For someone like Anna Williams there is no doubt the new approach is working. Williams was helped by Rose and his team to avoid eviction after her marriage broke up and she was left with mortgage arrears. “Being a homeowner, I never thought I’d get the help I did. It was amazing,” she says. “I’m told councils in England don’t intervene till you’re on the doorstep and have got the bags in your hand, and that’s no good – you need help before that happens.”

But despite the success stories, how sustainable is the prevention approach given the squeeze on resources across the UK? Frances Beecher, chief executive of the Welsh homelessness charity Llamau, says there is a real drive in Wales to bring organisations together to tackle homelessness, but financial constraints and rising demand make it difficult. “It’s great that Wales is trailblazing, but there’s still an awful lot of work to do and the real difficulty will be carrying this through as austerity is pushed more,” she says. Nonetheless, she adds, Wales is taking an important lead. “It’s a phenomenally brave step to take in times of austerity, not to wait for a crisis point but to take a step back, get behind the issues and try to tackle them,” she says. “What’s so important is that we’ve now got a momentum, saying this is how we treat homeless people in Wales. I’m very proud of that as I believe you measure a society by how it respects and takes care of the most vulnerable.”

Some names have been changed

‘Helping people much sooner is crucial’

Crisis estimates that every person who is not helped to avoid homelessness costs the public purses between £3,000 and £18,000 in the first year alone Photograph: Jonathan Brady/PA

When the housing charity Crisis sent out “mystery shoppers” back in 2014 to test how English councils dealt with single people facing homelessness, the results were disturbing. Of 87 cases, 50 received inadequate help, often being sent off with a leaflet about private landlords or turned away altogether. After those findings, Crisis set up an independent review of homelessness law in England and its verdict is clear: the law in England needs to be reformed to give homeless people, particularly single households, a better deal. The review, chaired by Suzanne Fitzpatrick, professor of housing and social policy at Heriot-Watt University, says a new law for England based on the Welsh experience would “provide robust support to a far greater number of people at a much earlier point”, while also giving cash-strapped councils more flexibility to deliver.

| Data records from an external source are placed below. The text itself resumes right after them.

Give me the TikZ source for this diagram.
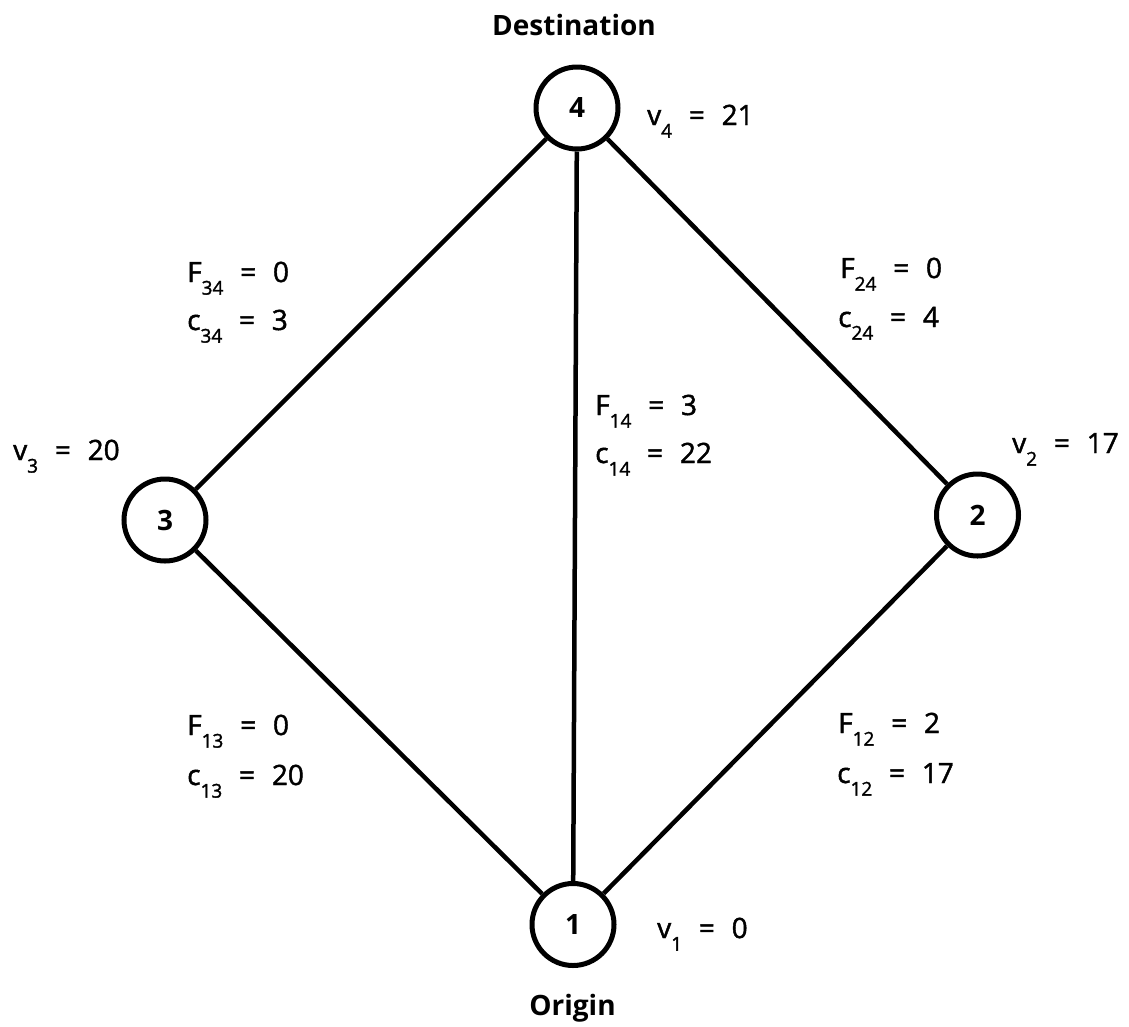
\documentclass[tikz,border=0pt]{standalone}
\usepackage{fontspec}
\setmainfont{Open Sans}
\newfontfamily\lblfont{Open Sans}[FakeBold=1.6]
\newcommand{\lsub}[1]{\raisebox{-0.45em}{\fontsize{19}{19}\selectfont #1}}
\newcommand{\eqs}{\hspace{0.6em}=\hspace{0.6em}}
\begin{document}
\begin{tikzpicture}[x=1pt,y=-1pt,
  vertex/.style={circle,draw,line width=5pt,minimum size=82pt,inner sep=0pt,
    font=\fontsize{28}{28}\selectfont\bfseries},
  lbl/.style={anchor=base west,inner sep=0pt,font=\fontsize{28}{28}\selectfont\lblfont},
  title/.style={anchor=base,inner sep=0pt,font=\fontsize{28}{28}\selectfont\bfseries},
  edge/.style={line width=4.5pt}]
\useasboundingbox (0,0) rectangle (1129,1026);
\node[vertex] (n4) at (577,108) {4};
\node[vertex] (n3) at (165,520) {3};
\node[vertex] (n2) at (977.5,515) {2};
\node[vertex] (n1) at (573,924.5) {1};
\draw[edge] (n4) -- (n3);
\draw[edge] (n4) -- (n2);
\draw[edge] (n4) -- (n1);
\draw[edge] (n3) -- (n1);
\draw[edge] (n2) -- (n1);
\node[title] (dest) at (574,35) {Destination};
\node[title] (orig) at (572.5,1015) {Origin};
\node[lbl] (v4) at (647,125) {v\lsub{4}\eqs 21};
\node[lbl] (v3) at (13,460) {v\lsub{3}\eqs 20};
\node[lbl] (v2) at (1012,453) {v\lsub{2}\eqs 17};
\node[lbl] (v1) at (657,938) {v\lsub{1}\eqs 0};
\node[lbl] (f34) at (187,282) {F\lsub{34}\eqs 0};
\node[lbl] (c34) at (187,330) {c\lsub{34}\eqs 3};
\node[lbl] (f24) at (840,278) {F\lsub{24}\eqs 0};
\node[lbl] (c24) at (838,327) {c\lsub{24}\eqs 4};
\node[lbl] (f14) at (595,415) {F\lsub{14}\eqs 3};
\node[lbl] (c14) at (595,463) {c\lsub{14}\eqs 22};
\node[lbl] (f13) at (187,735) {F\lsub{13}\eqs 0};
\node[lbl] (c13) at (187,785) {c\lsub{13}\eqs 20};
\node[lbl] (f12) at (838,733) {F\lsub{12}\eqs 2};
\node[lbl] (c12) at (837,783) {c\lsub{12}\eqs 17};
\end{tikzpicture}
\end{document}
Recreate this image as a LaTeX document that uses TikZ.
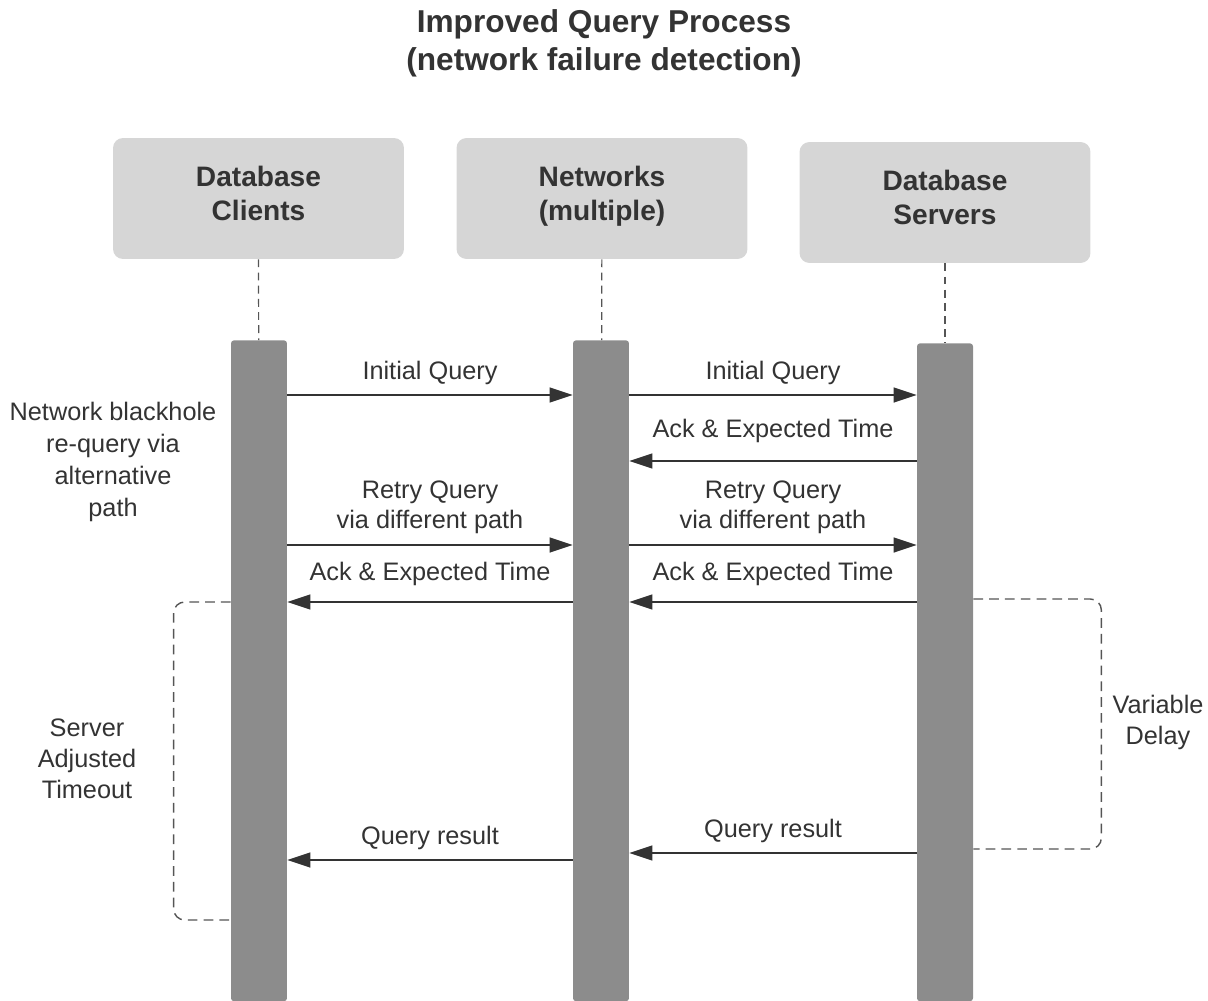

Hannah Gousy, senior policy officer at Crisis, says: “Helping people at a much earlier stage is crucial. In Wales it’s working very well and we know that local authorities are having to be much more flexible in coming up with new and innovative ways of preventing homelessness .”

Many English authorities already do good work on prevention, Gousy adds, but making it a legal duty would mean it was it a must, not an add-on. “There is lots of good prevention and relief work out there, but some local authorities can get away with doing very little,” she says.

Some councils at the sharpest end of the housing shortage have already come out for reform – among them Newham in east London which has said it is studying the Welsh model. Gousy says Crisis research shows every person who is not helped to avoid homelessness costs the public purse between £3,000 and £18,000 in the first year alone, so prevention in the areas of highest demand makes sense.

“London local authorities are at breaking point when it comes to homelessness,” she says “You could argue that it’s even even more important for them than for Wales to focus on tackling homelessness at an early stage.”